**Goal of the exercise**
Please return nothing but the lines between the line holding "Emit a LaTeX" and the line holding "width=31pt, minimum height=29pt]", both ends included, without the pictures.

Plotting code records
--*--
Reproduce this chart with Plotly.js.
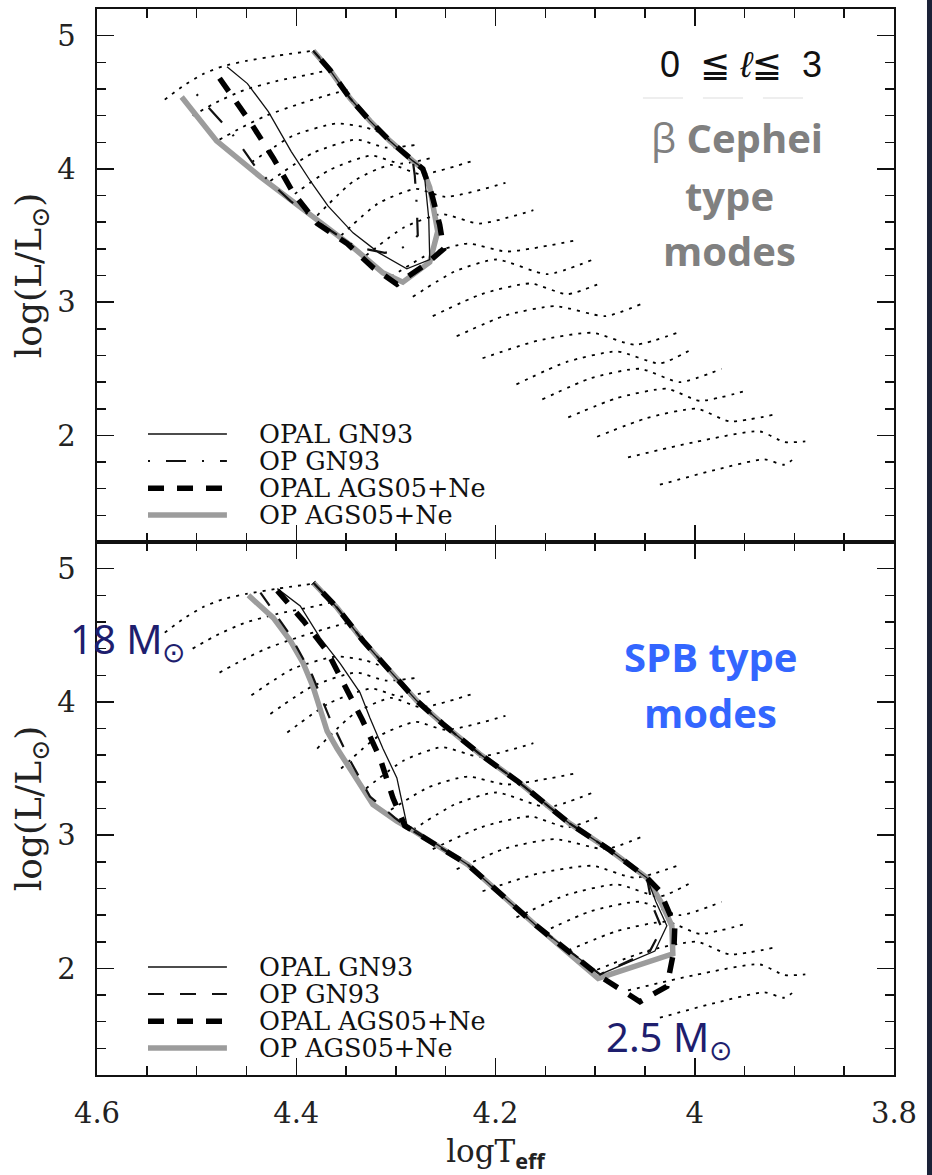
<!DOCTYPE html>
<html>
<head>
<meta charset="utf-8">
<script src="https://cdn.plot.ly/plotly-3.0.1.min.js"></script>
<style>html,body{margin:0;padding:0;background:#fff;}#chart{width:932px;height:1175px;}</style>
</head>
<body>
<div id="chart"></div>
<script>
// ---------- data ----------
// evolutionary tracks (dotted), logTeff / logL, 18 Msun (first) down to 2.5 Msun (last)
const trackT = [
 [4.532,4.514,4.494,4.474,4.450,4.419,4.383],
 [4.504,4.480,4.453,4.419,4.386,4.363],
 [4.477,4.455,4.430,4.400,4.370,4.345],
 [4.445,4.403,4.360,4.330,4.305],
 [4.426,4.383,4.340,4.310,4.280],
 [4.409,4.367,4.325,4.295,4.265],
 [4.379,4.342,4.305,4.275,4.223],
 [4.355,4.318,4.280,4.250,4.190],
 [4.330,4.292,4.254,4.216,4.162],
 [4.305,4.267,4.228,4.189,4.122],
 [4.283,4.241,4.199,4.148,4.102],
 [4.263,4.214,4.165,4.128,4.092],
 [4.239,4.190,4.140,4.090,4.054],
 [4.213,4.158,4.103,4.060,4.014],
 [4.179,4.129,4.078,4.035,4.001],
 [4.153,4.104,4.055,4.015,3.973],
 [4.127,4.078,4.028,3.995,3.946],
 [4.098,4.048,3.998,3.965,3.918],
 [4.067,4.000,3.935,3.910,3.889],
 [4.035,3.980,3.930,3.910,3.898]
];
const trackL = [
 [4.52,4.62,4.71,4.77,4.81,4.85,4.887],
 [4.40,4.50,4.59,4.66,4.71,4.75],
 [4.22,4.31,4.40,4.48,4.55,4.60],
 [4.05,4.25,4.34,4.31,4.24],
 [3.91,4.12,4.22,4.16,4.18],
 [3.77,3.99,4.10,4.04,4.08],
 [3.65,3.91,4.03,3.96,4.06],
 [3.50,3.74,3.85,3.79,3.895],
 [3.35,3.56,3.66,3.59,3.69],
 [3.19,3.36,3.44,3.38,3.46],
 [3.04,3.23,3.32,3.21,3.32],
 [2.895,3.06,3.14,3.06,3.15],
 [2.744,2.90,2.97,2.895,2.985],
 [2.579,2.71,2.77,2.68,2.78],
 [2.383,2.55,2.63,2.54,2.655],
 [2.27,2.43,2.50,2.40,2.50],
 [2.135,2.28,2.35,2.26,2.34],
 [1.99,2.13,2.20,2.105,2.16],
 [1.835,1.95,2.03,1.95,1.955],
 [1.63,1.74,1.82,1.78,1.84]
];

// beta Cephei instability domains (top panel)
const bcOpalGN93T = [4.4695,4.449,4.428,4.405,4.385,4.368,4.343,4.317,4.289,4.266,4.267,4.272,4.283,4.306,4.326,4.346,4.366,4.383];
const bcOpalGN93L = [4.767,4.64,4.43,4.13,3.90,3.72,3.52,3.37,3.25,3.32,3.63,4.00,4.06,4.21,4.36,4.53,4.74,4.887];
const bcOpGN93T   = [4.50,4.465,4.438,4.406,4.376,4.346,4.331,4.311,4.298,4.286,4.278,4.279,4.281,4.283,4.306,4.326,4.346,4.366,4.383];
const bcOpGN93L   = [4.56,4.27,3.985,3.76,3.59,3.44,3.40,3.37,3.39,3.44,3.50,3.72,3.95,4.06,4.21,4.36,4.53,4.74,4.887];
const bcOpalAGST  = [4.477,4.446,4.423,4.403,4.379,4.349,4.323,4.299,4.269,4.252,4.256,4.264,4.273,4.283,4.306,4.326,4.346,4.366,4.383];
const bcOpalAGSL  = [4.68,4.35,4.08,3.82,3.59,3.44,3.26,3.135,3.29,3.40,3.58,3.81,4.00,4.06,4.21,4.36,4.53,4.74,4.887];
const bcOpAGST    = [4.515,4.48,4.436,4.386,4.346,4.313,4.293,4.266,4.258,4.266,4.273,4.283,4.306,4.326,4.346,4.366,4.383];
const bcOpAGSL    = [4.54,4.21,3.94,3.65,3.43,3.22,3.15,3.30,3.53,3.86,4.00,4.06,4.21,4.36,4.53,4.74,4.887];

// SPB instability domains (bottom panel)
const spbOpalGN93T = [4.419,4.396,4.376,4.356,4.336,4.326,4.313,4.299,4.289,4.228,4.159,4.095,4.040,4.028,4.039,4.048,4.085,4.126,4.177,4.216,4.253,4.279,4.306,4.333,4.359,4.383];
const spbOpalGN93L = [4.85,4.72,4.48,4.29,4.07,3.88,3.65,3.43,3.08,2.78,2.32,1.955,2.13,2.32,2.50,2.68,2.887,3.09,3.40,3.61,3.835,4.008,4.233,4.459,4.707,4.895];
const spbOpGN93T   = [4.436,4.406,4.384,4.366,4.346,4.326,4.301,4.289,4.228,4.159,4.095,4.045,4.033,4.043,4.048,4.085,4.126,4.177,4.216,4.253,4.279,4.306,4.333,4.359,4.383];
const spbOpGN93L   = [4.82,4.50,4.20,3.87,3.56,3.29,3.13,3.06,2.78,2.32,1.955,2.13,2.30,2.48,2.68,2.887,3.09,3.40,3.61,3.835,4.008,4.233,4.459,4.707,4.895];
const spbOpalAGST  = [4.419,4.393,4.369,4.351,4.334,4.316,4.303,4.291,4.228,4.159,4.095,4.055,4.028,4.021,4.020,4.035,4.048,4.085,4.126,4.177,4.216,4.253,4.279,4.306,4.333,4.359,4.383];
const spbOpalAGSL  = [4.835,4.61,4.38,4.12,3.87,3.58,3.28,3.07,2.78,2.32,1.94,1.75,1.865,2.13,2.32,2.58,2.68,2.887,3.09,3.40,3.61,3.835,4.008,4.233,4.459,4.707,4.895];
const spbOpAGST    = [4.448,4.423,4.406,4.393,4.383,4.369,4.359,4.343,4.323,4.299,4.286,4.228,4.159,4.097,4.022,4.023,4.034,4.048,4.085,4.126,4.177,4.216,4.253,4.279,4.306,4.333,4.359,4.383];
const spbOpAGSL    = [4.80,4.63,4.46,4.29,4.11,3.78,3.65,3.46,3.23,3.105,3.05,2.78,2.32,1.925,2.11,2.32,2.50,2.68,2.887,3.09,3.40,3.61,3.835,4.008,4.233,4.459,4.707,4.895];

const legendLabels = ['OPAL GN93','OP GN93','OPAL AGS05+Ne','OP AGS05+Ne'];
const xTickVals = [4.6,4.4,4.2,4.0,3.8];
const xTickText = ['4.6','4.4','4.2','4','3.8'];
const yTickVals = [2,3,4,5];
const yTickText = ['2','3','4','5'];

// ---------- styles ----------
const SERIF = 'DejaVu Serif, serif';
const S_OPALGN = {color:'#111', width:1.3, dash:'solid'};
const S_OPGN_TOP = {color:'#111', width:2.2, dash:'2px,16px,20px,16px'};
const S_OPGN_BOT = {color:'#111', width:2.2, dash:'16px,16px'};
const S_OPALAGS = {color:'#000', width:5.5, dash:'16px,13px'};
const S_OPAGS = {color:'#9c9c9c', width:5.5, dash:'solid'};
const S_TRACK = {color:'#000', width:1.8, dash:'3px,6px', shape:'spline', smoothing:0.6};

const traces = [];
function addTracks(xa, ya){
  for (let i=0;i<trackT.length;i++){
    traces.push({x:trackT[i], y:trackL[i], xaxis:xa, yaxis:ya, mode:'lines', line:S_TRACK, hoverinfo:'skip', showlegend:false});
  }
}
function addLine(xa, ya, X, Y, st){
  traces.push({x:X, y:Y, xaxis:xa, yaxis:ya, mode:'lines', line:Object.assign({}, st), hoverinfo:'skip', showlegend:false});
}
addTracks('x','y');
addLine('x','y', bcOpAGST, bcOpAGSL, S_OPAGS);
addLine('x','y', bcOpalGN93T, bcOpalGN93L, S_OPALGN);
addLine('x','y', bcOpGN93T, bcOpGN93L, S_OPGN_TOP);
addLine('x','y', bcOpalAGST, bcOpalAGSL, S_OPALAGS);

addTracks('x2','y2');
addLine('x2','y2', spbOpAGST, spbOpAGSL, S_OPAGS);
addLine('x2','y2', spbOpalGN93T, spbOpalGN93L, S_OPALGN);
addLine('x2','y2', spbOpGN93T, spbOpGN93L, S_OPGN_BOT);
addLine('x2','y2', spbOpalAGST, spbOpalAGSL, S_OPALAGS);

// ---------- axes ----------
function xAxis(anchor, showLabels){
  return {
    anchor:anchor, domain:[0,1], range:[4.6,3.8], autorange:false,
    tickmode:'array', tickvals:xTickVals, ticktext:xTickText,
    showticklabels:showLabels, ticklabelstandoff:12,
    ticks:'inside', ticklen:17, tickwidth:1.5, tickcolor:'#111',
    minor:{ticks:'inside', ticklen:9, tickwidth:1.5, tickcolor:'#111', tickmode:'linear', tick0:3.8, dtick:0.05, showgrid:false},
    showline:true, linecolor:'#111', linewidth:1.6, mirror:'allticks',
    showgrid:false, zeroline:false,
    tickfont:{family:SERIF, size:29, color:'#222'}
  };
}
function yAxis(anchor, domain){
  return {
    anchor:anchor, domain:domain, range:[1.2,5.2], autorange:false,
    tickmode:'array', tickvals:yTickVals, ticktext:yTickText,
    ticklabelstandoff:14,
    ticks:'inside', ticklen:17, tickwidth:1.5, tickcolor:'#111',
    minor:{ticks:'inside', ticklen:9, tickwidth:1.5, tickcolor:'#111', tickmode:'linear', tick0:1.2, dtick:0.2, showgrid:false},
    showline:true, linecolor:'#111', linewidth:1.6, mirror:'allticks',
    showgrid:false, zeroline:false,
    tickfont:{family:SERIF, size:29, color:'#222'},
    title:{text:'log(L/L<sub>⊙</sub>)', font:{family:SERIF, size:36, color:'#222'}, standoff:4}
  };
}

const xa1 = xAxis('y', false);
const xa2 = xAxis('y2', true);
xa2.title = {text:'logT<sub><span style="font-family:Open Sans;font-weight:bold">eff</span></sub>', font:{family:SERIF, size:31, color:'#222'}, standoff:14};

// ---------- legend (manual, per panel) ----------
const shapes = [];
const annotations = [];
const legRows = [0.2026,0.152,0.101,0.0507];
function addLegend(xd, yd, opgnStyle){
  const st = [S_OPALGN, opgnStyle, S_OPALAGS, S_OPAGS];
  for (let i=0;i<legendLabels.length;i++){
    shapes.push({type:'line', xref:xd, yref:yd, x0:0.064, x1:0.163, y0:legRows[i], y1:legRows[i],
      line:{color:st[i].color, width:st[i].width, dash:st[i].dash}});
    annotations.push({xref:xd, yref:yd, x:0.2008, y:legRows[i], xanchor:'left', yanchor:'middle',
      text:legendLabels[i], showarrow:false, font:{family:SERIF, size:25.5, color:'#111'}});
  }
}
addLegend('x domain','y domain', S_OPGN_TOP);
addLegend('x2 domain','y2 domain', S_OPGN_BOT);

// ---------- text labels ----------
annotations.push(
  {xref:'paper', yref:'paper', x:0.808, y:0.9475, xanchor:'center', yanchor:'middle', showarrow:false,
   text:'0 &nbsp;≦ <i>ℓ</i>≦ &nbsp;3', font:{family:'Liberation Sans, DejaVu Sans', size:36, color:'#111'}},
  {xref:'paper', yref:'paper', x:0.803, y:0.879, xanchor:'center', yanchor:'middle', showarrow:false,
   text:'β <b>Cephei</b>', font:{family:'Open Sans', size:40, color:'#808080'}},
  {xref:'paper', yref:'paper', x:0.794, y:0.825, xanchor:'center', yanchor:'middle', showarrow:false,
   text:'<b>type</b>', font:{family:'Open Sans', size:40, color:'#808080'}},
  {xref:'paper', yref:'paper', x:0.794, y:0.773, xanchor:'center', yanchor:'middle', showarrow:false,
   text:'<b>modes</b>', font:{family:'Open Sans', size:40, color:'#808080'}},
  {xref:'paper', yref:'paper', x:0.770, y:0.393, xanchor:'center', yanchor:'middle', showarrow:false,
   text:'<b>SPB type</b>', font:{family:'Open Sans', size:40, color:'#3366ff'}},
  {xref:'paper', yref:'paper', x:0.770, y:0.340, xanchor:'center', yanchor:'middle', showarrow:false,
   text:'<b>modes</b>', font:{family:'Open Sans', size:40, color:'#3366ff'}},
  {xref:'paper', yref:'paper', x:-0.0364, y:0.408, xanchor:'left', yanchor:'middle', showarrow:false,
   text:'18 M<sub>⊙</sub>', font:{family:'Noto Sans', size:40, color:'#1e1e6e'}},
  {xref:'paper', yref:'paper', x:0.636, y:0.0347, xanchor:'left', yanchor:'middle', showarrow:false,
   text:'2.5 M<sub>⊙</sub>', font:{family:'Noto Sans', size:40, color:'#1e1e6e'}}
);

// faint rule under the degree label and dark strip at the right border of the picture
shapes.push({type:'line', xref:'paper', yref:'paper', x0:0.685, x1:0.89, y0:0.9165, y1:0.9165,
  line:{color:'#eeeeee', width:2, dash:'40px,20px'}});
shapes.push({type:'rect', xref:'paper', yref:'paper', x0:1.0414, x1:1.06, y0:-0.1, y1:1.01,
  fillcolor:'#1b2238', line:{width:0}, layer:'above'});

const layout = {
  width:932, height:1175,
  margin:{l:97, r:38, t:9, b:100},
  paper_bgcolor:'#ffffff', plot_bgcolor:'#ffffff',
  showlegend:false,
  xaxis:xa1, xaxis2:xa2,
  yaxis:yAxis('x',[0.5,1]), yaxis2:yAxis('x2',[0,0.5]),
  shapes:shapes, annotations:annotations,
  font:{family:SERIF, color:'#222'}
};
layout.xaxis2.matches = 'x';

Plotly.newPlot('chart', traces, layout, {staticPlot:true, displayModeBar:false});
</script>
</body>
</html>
--*--
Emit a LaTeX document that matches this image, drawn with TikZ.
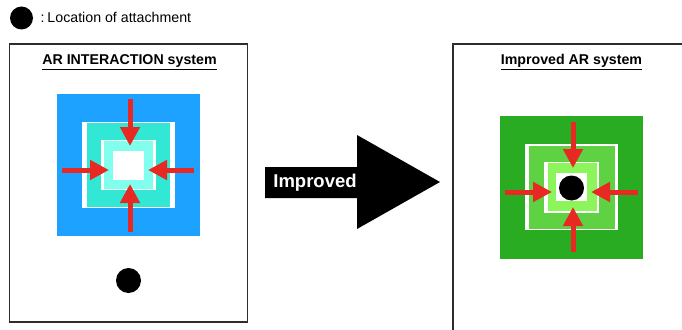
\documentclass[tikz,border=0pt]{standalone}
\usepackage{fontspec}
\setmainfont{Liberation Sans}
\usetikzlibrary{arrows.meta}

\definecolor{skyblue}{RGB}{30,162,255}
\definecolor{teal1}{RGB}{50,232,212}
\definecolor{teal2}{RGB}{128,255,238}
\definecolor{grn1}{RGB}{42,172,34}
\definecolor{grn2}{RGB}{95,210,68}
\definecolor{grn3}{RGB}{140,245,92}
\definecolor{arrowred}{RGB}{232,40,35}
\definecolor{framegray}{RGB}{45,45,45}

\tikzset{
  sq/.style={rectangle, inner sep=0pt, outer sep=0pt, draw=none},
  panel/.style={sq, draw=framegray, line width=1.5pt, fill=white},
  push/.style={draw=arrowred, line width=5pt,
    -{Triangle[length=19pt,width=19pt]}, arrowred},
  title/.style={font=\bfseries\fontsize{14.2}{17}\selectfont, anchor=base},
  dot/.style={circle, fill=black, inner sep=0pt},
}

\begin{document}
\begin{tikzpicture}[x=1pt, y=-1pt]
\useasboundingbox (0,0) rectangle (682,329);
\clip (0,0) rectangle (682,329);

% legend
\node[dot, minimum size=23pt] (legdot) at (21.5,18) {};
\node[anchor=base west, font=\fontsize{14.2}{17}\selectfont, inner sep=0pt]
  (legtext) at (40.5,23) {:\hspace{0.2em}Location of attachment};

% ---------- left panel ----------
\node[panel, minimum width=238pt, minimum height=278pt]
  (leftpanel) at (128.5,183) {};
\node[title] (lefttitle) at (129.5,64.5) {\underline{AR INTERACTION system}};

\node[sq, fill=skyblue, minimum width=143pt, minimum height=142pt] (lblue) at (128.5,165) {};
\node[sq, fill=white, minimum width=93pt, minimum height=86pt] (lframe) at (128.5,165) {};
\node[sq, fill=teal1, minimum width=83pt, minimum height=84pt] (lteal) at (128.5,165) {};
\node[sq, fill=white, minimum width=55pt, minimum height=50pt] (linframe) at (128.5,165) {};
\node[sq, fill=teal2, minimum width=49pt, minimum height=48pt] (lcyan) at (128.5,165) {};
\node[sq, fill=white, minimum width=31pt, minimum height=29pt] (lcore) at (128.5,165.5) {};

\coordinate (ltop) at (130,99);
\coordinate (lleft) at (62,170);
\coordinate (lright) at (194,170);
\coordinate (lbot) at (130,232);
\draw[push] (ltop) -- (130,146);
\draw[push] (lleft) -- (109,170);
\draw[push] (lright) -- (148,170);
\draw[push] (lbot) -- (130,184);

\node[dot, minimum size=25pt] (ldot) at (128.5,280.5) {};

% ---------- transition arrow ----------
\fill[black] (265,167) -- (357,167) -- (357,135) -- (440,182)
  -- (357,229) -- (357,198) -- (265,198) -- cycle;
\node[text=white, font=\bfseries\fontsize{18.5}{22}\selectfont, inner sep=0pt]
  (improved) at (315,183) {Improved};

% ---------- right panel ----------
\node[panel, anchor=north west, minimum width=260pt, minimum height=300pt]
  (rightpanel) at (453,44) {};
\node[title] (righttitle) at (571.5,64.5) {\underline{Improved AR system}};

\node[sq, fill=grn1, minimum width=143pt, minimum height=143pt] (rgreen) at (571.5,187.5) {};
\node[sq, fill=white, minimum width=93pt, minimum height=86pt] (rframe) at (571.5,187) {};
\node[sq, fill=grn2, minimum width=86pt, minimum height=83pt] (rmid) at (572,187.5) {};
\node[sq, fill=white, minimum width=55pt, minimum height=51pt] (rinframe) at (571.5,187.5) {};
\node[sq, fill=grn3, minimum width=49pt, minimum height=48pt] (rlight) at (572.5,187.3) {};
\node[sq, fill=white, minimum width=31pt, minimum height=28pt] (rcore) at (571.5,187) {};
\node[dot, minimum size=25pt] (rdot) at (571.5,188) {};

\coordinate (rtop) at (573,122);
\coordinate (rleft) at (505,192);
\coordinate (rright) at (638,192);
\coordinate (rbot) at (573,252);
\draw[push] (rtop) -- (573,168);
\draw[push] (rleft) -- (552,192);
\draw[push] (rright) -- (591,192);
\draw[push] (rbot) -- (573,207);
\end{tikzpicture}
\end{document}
--*--
**Correct answer**
Emit a LaTeX document that matches this image, drawn with TikZ.
\documentclass[tikz,border=0pt]{standalone}
\usepackage{fontspec}
\setmainfont{Liberation Sans}
\usetikzlibrary{arrows.meta}

\definecolor{skyblue}{RGB}{30,162,255}
\definecolor{teal1}{RGB}{50,232,212}
\definecolor{teal2}{RGB}{128,255,238}
\definecolor{grn1}{RGB}{42,172,34}
\definecolor{grn2}{RGB}{95,210,68}
\definecolor{grn3}{RGB}{140,245,92}
\definecolor{arrowred}{RGB}{232,40,35}
\definecolor{framegray}{RGB}{45,45,45}

\tikzset{
  sq/.style={rectangle, inner sep=0pt, outer sep=0pt, draw=none},
  panel/.style={sq, draw=framegray, line width=1.5pt, fill=white},
  push/.style={draw=arrowred, line width=5pt,
    -{Triangle[length=19pt,width=19pt]}, arrowred},
  title/.style={font=\bfseries\fontsize{14.2}{17}\selectfont, anchor=base},
  dot/.style={circle, fill=black, inner sep=0pt},
}

\begin{document}
\begin{tikzpicture}[x=1pt, y=-1pt]
\useasboundingbox (0,0) rectangle (682,329);
\clip (0,0) rectangle (682,329);

% legend
\node[dot, minimum size=23pt] (legdot) at (21.5,18) {};
\node[anchor=base west, font=\fontsize{14.2}{17}\selectfont, inner sep=0pt]
  (legtext) at (40.5,23) {:\hspace{0.2em}Location of attachment};

% ---------- left panel ----------
\node[panel, minimum width=238pt, minimum height=278pt]
  (leftpanel) at (128.5,183) {};
\node[title] (lefttitle) at (129.5,64.5) {\underline{AR INTERACTION system}};

\node[sq, fill=skyblue, minimum width=143pt, minimum height=142pt] (lblue) at (128.5,165) {};
\node[sq, fill=white, minimum width=93pt, minimum height=86pt] (lframe) at (128.5,165) {};
\node[sq, fill=teal1, minimum width=83pt, minimum height=84pt] (lteal) at (128.5,165) {};
\node[sq, fill=white, minimum width=55pt, minimum height=50pt] (linframe) at (128.5,165) {};
\node[sq, fill=teal2, minimum width=49pt, minimum height=48pt] (lcyan) at (128.5,165) {};
\node[sq, fill=white, minimum width=31pt, minimum height=29pt] (lcore) at (128.5,165.5) {};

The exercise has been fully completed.